Não me interessa tanto de onde vêm as coisas mas para onde as quero levar. Se é verdade que uma pessoa só faz um único filme ao longa da vida, também é verdade – pelo menos no meu caso – que, a cada vez, se parte 'esse filme' mil pedaços para voltar a fazer de outra maneira. Nesse sentido serei sempre uma aprendiz.

Não procuro uma reconstituição histórica. Não desejo recuperar o passado, para mais um passado tão longínquo - nem creio que tal seja possível, ou tenha razão de ser.  No texto de Musil gosto do que nele há de contemporaneidade.

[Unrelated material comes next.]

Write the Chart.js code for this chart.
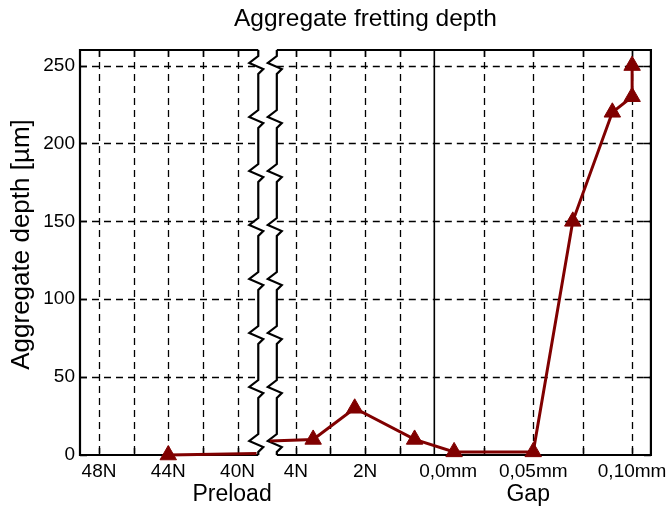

Quando o mundo lá fora nos pesa sobre a língua, e se misturam todos os discursos  em que entendidos e charlatães usam as mesmas fórmulas com mínimas diferenças, acredito que o A Portuguesa,  falará por si.

Os filmes nada salvam. E não estamos em condições de nos salvar a nós próprios, sobre isso não restam dúvidas. Mas, um filme onde estes temas estão implícitos parece-me certo e justo nos nossos dias.

 

Interessa-me tudo o que há de decisivo na vida; o que desafia o destino e que acontece para lá do entendimento. Como Musil disse algures: A grandeza humana tem raízes no irracional. E se filmo uma árvore, um rio, uma estrada,

é só isso que procuro entender e expressar.